## REQUIRED WORK
Leaving out all pictures, copy exactly the lines from the one containing "Write a web" down to the one containing "const meats = ['Beef', 'Lamb', 'Pork', 'White", both of them included.

● ● ● ● ●

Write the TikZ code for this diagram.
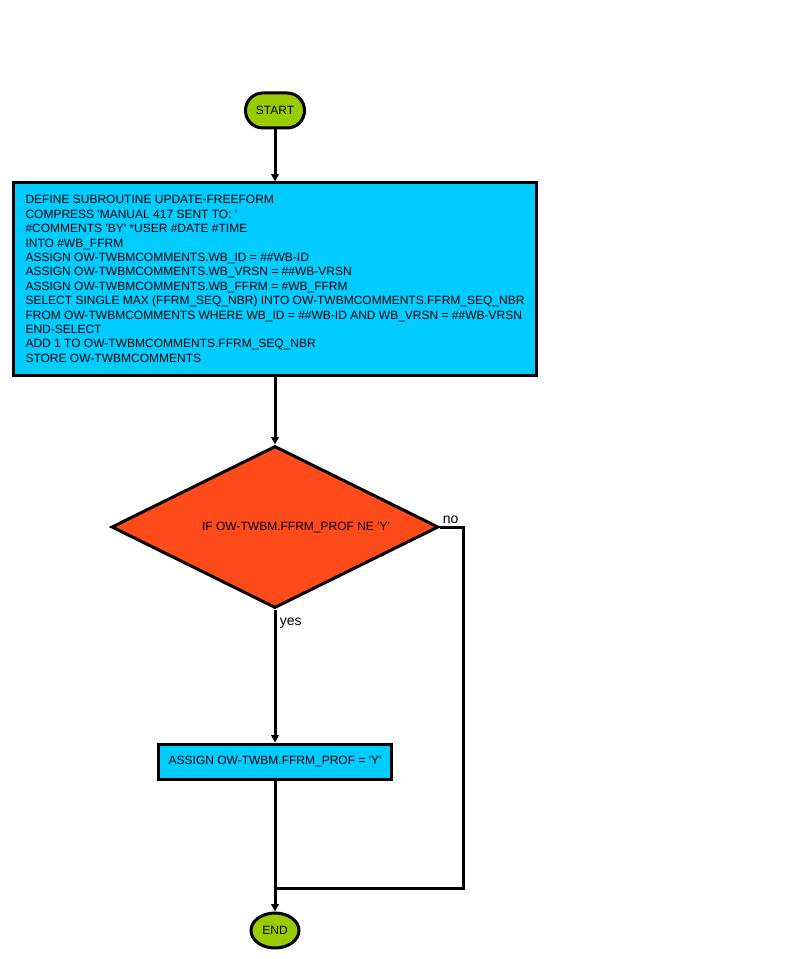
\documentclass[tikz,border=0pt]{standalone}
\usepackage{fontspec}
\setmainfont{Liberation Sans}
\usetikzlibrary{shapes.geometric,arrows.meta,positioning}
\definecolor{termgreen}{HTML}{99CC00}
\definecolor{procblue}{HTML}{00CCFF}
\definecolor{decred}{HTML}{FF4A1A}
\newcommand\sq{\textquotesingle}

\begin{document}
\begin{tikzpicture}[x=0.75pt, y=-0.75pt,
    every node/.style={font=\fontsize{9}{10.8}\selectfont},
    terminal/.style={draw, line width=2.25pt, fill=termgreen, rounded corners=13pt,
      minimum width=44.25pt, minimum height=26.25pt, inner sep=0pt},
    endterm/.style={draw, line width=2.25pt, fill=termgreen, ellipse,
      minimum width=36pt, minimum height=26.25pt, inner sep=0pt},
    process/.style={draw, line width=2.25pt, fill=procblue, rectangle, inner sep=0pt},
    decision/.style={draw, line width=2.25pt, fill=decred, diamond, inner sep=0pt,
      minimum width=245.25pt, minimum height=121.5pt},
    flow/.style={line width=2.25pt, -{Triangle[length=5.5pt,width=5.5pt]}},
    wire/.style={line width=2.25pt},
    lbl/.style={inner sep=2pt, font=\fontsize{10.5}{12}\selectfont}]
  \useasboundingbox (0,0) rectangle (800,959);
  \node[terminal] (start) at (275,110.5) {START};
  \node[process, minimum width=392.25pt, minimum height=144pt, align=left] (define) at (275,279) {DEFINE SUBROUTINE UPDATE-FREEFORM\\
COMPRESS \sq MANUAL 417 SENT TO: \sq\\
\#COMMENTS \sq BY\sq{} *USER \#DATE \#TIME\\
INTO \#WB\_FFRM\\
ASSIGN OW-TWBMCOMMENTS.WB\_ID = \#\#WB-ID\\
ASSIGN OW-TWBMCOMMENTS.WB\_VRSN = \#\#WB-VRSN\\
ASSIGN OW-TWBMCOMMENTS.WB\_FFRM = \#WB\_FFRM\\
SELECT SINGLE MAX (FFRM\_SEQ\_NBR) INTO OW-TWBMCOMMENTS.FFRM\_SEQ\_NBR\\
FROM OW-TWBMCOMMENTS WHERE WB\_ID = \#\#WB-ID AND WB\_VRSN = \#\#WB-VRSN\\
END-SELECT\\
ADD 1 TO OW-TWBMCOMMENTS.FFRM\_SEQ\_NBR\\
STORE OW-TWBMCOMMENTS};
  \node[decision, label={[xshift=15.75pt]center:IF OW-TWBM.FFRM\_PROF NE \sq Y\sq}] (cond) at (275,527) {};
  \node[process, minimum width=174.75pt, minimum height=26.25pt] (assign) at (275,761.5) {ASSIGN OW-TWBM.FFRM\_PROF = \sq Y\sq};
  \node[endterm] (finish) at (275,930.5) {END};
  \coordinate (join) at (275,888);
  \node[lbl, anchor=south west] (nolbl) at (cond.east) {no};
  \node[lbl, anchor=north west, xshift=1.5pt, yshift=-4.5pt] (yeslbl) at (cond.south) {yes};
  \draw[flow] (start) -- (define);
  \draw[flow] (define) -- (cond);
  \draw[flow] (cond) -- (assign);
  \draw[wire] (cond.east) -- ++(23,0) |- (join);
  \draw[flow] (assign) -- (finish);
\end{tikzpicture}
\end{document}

● ● ● ● ●

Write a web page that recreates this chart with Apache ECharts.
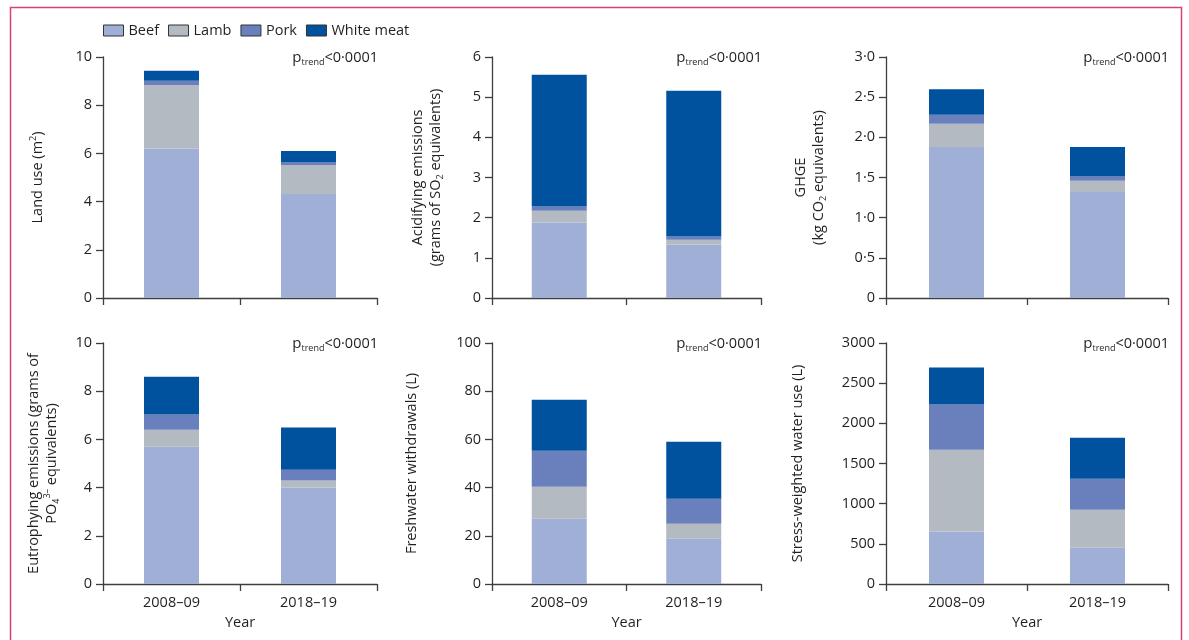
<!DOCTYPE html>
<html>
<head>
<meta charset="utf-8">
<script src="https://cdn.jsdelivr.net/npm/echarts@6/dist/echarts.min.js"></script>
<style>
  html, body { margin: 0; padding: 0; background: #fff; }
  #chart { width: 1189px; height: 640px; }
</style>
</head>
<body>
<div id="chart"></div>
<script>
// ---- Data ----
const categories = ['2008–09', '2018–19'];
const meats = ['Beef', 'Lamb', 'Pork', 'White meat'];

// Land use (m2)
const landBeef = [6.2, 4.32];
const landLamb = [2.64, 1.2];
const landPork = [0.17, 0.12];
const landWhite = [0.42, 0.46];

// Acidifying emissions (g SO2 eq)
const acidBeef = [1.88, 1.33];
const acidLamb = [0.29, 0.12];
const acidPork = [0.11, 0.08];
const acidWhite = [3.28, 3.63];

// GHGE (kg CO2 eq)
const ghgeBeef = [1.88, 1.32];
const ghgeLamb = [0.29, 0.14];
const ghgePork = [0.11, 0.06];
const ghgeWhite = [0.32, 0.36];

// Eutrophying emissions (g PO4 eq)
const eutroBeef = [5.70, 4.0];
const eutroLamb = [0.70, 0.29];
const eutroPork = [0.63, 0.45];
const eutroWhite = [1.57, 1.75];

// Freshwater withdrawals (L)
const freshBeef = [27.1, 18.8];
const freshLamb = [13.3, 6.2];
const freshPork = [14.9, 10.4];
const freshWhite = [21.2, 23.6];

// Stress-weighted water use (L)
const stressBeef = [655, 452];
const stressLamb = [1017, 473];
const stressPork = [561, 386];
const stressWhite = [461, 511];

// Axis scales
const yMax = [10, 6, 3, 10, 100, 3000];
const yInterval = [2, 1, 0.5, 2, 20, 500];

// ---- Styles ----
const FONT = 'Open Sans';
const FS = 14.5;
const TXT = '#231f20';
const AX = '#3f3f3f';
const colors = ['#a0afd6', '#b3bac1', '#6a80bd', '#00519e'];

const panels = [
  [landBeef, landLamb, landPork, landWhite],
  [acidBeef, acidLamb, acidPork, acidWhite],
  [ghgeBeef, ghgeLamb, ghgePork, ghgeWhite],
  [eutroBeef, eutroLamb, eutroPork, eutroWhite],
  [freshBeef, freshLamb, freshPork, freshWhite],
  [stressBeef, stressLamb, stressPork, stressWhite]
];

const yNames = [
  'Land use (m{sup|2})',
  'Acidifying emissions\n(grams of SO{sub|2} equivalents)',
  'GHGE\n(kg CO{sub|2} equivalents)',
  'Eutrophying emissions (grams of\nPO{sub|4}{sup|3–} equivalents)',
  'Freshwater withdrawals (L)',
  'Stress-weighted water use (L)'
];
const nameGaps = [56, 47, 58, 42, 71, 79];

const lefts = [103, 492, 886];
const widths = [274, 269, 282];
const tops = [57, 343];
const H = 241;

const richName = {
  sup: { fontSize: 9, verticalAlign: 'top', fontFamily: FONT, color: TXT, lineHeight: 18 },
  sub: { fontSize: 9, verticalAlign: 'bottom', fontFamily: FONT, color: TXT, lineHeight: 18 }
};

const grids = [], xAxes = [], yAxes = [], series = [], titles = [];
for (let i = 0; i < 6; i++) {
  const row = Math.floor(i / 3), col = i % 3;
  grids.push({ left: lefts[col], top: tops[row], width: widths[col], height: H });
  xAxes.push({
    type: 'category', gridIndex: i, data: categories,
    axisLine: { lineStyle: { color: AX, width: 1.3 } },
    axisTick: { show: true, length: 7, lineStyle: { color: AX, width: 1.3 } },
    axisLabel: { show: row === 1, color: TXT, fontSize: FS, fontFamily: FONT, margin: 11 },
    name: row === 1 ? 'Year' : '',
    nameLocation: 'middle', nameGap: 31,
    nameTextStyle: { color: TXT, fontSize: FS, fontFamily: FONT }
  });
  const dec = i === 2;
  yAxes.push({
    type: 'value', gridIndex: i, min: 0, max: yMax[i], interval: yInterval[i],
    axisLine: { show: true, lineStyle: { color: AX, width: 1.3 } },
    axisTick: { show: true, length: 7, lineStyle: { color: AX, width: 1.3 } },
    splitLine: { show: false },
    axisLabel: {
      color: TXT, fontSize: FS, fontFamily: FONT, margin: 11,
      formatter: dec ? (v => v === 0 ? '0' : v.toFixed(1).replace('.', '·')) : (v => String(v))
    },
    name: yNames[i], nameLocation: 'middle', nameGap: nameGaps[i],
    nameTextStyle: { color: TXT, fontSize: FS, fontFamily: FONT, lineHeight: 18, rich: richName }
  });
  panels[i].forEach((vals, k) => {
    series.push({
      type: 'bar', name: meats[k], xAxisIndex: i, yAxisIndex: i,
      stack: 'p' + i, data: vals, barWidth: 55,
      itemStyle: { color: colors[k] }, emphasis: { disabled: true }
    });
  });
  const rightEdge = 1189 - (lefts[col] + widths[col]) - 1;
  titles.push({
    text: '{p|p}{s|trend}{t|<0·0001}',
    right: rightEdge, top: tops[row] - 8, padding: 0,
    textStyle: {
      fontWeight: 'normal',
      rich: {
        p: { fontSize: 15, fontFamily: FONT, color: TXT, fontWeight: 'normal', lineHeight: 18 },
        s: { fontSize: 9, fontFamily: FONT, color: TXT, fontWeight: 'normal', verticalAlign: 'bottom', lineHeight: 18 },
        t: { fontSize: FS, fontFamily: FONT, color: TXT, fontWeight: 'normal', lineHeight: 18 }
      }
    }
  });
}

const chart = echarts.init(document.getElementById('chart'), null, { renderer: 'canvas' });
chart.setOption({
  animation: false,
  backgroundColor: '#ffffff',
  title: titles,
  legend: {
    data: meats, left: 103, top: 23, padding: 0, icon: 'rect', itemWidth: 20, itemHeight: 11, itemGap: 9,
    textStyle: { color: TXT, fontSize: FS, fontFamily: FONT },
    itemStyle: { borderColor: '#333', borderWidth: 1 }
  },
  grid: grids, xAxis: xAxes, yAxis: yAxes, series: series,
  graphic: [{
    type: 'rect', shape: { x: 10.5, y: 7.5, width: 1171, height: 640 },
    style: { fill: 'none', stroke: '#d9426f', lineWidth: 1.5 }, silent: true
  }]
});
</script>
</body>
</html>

● ● ● ● ●

## OUTPUT BELOW
Write a web page that recreates this chart with Apache ECharts.
<!DOCTYPE html>
<html>
<head>
<meta charset="utf-8">
<script src="https://cdn.jsdelivr.net/npm/echarts@6/dist/echarts.min.js"></script>
<style>
  html, body { margin: 0; padding: 0; background: #fff; }
  #chart { width: 1189px; height: 640px; }
</style>
</head>
<body>
<div id="chart"></div>
<script>
// ---- Data ----
const categories = ['2008–09', '2018–19'];
const meats = ['Beef', 'Lamb', 'Pork', 'White meat'];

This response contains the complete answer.